Parigi – I romani continuano a meravigliare il mondo per le loro straordinarie abilità nel costruire monumenti che stanno sfilando i secoli, una rete stradale capillare che collegava la capitale anche con le province periferiche, acquedotti che sono un miracolo di ingegneria, sistemi di riscaldamento rivoluzionari.
Ora, secondo una ricercatrice americana non solo già 2000 anni fa utilizzavano il cemento ma forse già erano anche maestri nell’arte del riciclaggio. A ritenerne gli inventori è Allison Emmerson, una studiosa di archeologia romana che ha lavorato negli scavi di ¨Pompei, che assieme ad altri colleghi sta per pubblicare un articolo sulla rivista dell’Oxford University Press proprio su questa finora poco esplorata capacità dei romani di riutilizzare a ciclo continuo i detriti.

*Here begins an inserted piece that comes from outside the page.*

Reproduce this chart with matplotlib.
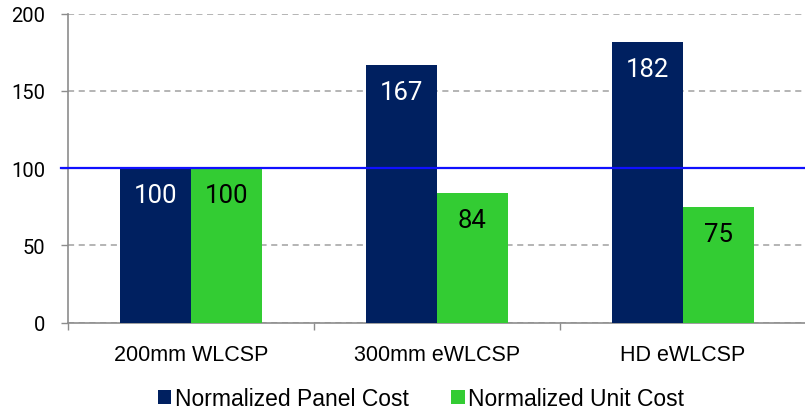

Emmerson, riporta il quotidiano britannico The Guardian è arrivata a questa ipotesi dopo aver esaminato le montagne di detriti ammonticchiati lungo il muro esterno di Pompei dal lato nord della città. “Alcuni tumuli raggiungevano vari metri di altezza ed erano composti anche di pezzi di ceramica e di intonaco che potevano essere riutilizzati come materiale di costruzione”, ha spiegato al giornale precisando che già alcuni muri della città erano formati da frammenti di anfore, pezzi di mattonelle ricoperti da uno strato di intonaco.
Finora, scrive The Guardian, si pensava che questi ammassi di materiali si fossero formati a causa del terremoto che aveva semidistrutto Pompei diciassette anni prima della terribile eruzione del Vesuvio la seppellisse completamente. Ora invece un’analisi scientifica ha dimostrato che i detriti erano stati ammucchiati in siti periferici della città paragonabili alle nostre discariche contemporanee dove venivano conservati ed eventualmente riutilizzati nei cantieri. Grazie alle analisi effettuate su una vasta campionatura di detriti, i ricercatori sono riusciti anche a ricostruirne la provenienza d’origine.
Secondo lo studio infine, gli abitanti della città gli abitanti di Pompei vivevano vicini ai loro rifiuti e detriti non perché la città non avesse le infrastrutture necessarie ma perché la loro organizzazione urbana aveva altre priorità. Un orientamento che potrebbe essere d’aiuto nell’attuale crisi dei rifiuti: i paesi che se la cavano meglio con i rifiuti sono quelli , sostiene l’archeologa, che come gli abitanti della città romana hanno dato la priorità alla loro riutilizzazione piuttosto che alla loro rimozione.